Data shown -
## BEGIN
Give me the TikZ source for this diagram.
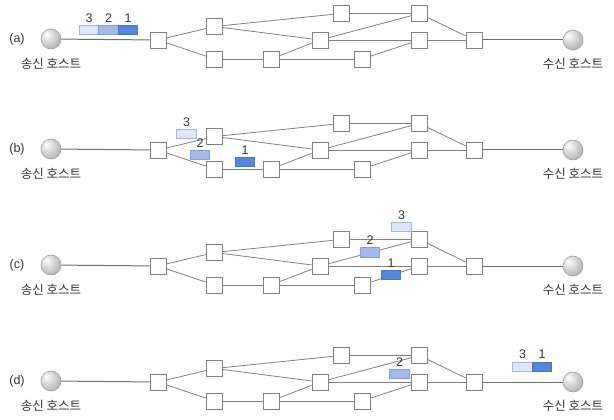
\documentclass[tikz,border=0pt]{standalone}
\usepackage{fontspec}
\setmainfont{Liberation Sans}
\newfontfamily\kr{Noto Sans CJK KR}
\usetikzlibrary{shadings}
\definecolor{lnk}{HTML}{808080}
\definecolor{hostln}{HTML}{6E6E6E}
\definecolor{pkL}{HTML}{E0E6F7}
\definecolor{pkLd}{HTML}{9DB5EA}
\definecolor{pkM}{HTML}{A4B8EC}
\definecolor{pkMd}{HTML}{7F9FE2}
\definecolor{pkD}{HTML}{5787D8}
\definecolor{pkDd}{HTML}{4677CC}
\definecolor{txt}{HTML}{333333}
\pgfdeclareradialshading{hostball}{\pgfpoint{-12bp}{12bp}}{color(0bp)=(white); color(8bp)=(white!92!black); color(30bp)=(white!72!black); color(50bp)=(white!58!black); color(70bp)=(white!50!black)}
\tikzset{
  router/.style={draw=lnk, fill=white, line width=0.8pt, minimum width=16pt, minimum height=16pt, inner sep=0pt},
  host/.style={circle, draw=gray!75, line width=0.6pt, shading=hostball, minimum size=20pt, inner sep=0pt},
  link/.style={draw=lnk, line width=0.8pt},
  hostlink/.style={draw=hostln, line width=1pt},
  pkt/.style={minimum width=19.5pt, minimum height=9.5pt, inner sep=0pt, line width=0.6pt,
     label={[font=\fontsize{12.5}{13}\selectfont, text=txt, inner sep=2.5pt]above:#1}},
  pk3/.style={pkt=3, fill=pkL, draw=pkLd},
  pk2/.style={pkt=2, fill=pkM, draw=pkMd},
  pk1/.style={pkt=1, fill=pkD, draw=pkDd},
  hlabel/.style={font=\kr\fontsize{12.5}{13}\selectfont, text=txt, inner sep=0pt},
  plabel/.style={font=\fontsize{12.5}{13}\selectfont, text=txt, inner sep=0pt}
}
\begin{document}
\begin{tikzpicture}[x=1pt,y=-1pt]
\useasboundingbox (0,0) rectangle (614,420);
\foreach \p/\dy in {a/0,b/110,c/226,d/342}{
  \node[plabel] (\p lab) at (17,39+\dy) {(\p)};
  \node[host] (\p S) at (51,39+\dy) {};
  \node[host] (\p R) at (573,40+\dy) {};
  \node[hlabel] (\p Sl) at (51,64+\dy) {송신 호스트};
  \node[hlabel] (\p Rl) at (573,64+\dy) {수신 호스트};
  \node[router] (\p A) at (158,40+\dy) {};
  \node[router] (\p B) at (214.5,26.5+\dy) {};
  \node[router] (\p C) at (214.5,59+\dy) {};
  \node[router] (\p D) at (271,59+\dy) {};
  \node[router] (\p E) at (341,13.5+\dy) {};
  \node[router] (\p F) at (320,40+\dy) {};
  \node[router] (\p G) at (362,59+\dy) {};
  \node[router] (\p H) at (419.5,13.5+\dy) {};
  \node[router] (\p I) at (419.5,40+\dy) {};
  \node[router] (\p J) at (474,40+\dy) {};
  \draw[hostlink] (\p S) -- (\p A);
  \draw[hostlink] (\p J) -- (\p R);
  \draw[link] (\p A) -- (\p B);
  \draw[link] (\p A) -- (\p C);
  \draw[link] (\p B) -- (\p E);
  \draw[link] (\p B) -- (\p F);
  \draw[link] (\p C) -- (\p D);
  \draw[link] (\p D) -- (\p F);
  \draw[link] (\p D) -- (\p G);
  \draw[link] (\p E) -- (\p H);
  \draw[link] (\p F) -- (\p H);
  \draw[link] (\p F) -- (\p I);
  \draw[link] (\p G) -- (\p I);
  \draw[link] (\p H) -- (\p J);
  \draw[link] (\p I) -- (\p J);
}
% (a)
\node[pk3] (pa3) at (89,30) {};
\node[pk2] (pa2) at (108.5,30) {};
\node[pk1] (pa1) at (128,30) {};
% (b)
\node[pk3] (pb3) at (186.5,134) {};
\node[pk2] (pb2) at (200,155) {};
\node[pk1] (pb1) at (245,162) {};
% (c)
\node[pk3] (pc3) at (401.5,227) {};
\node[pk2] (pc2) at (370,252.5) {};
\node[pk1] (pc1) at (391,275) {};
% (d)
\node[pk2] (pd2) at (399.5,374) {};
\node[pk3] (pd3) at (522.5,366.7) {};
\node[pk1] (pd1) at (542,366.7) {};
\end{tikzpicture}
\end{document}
## END
Without the pictures, output the full listing exactly as it stands.

Expected answer -
Give me the TikZ source for this diagram.
\documentclass[tikz,border=0pt]{standalone}
\usepackage{fontspec}
\setmainfont{Liberation Sans}
\newfontfamily\kr{Noto Sans CJK KR}
\usetikzlibrary{shadings}
\definecolor{lnk}{HTML}{808080}
\definecolor{hostln}{HTML}{6E6E6E}
\definecolor{pkL}{HTML}{E0E6F7}
\definecolor{pkLd}{HTML}{9DB5EA}
\definecolor{pkM}{HTML}{A4B8EC}
\definecolor{pkMd}{HTML}{7F9FE2}
\definecolor{pkD}{HTML}{5787D8}
\definecolor{pkDd}{HTML}{4677CC}
\definecolor{txt}{HTML}{333333}
\pgfdeclareradialshading{hostball}{\pgfpoint{-12bp}{12bp}}{color(0bp)=(white); color(8bp)=(white!92!black); color(30bp)=(white!72!black); color(50bp)=(white!58!black); color(70bp)=(white!50!black)}
\tikzset{
  router/.style={draw=lnk, fill=white, line width=0.8pt, minimum width=16pt, minimum height=16pt, inner sep=0pt},
  host/.style={circle, draw=gray!75, line width=0.6pt, shading=hostball, minimum size=20pt, inner sep=0pt},
  link/.style={draw=lnk, line width=0.8pt},
  hostlink/.style={draw=hostln, line width=1pt},
  pkt/.style={minimum width=19.5pt, minimum height=9.5pt, inner sep=0pt, line width=0.6pt,
     label={[font=\fontsize{12.5}{13}\selectfont, text=txt, inner sep=2.5pt]above:#1}},
  pk3/.style={pkt=3, fill=pkL, draw=pkLd},
  pk2/.style={pkt=2, fill=pkM, draw=pkMd},
  pk1/.style={pkt=1, fill=pkD, draw=pkDd},
  hlabel/.style={font=\kr\fontsize{12.5}{13}\selectfont, text=txt, inner sep=0pt},
  plabel/.style={font=\fontsize{12.5}{13}\selectfont, text=txt, inner sep=0pt}
}
\begin{document}
\begin{tikzpicture}[x=1pt,y=-1pt]
\useasboundingbox (0,0) rectangle (614,420);
\foreach \p/\dy in {a/0,b/110,c/226,d/342}{
  \node[plabel] (\p lab) at (17,39+\dy) {(\p)};
  \node[host] (\p S) at (51,39+\dy) {};
  \node[host] (\p R) at (573,40+\dy) {};
  \node[hlabel] (\p Sl) at (51,64+\dy) {송신 호스트};
  \node[hlabel] (\p Rl) at (573,64+\dy) {수신 호스트};
  \node[router] (\p A) at (158,40+\dy) {};
  \node[router] (\p B) at (214.5,26.5+\dy) {};
  \node[router] (\p C) at (214.5,59+\dy) {};
  \node[router] (\p D) at (271,59+\dy) {};
  \node[router] (\p E) at (341,13.5+\dy) {};
  \node[router] (\p F) at (320,40+\dy) {};
  \node[router] (\p G) at (362,59+\dy) {};
  \node[router] (\p H) at (419.5,13.5+\dy) {};
  \node[router] (\p I) at (419.5,40+\dy) {};
  \node[router] (\p J) at (474,40+\dy) {};
  \draw[hostlink] (\p S) -- (\p A);
  \draw[hostlink] (\p J) -- (\p R);
  \draw[link] (\p A) -- (\p B);
  \draw[link] (\p A) -- (\p C);
  \draw[link] (\p B) -- (\p E);
  \draw[link] (\p B) -- (\p F);
  \draw[link] (\p C) -- (\p D);
  \draw[link] (\p D) -- (\p F);
  \draw[link] (\p D) -- (\p G);
  \draw[link] (\p E) -- (\p H);
  \draw[link] (\p F) -- (\p H);
  \draw[link] (\p F) -- (\p I);
  \draw[link] (\p G) -- (\p I);
  \draw[link] (\p H) -- (\p J);
  \draw[link] (\p I) -- (\p J);
}
% (a)
\node[pk3] (pa3) at (89,30) {};
\node[pk2] (pa2) at (108.5,30) {};
\node[pk1] (pa1) at (128,30) {};
% (b)
\node[pk3] (pb3) at (186.5,134) {};
\node[pk2] (pb2) at (200,155) {};
\node[pk1] (pb1) at (245,162) {};
% (c)
\node[pk3] (pc3) at (401.5,227) {};
\node[pk2] (pc2) at (370,252.5) {};
\node[pk1] (pc1) at (391,275) {};
% (d)
\node[pk2] (pd2) at (399.5,374) {};
\node[pk3] (pd3) at (522.5,366.7) {};
\node[pk1] (pd1) at (542,366.7) {};
\end{tikzpicture}
\end{document}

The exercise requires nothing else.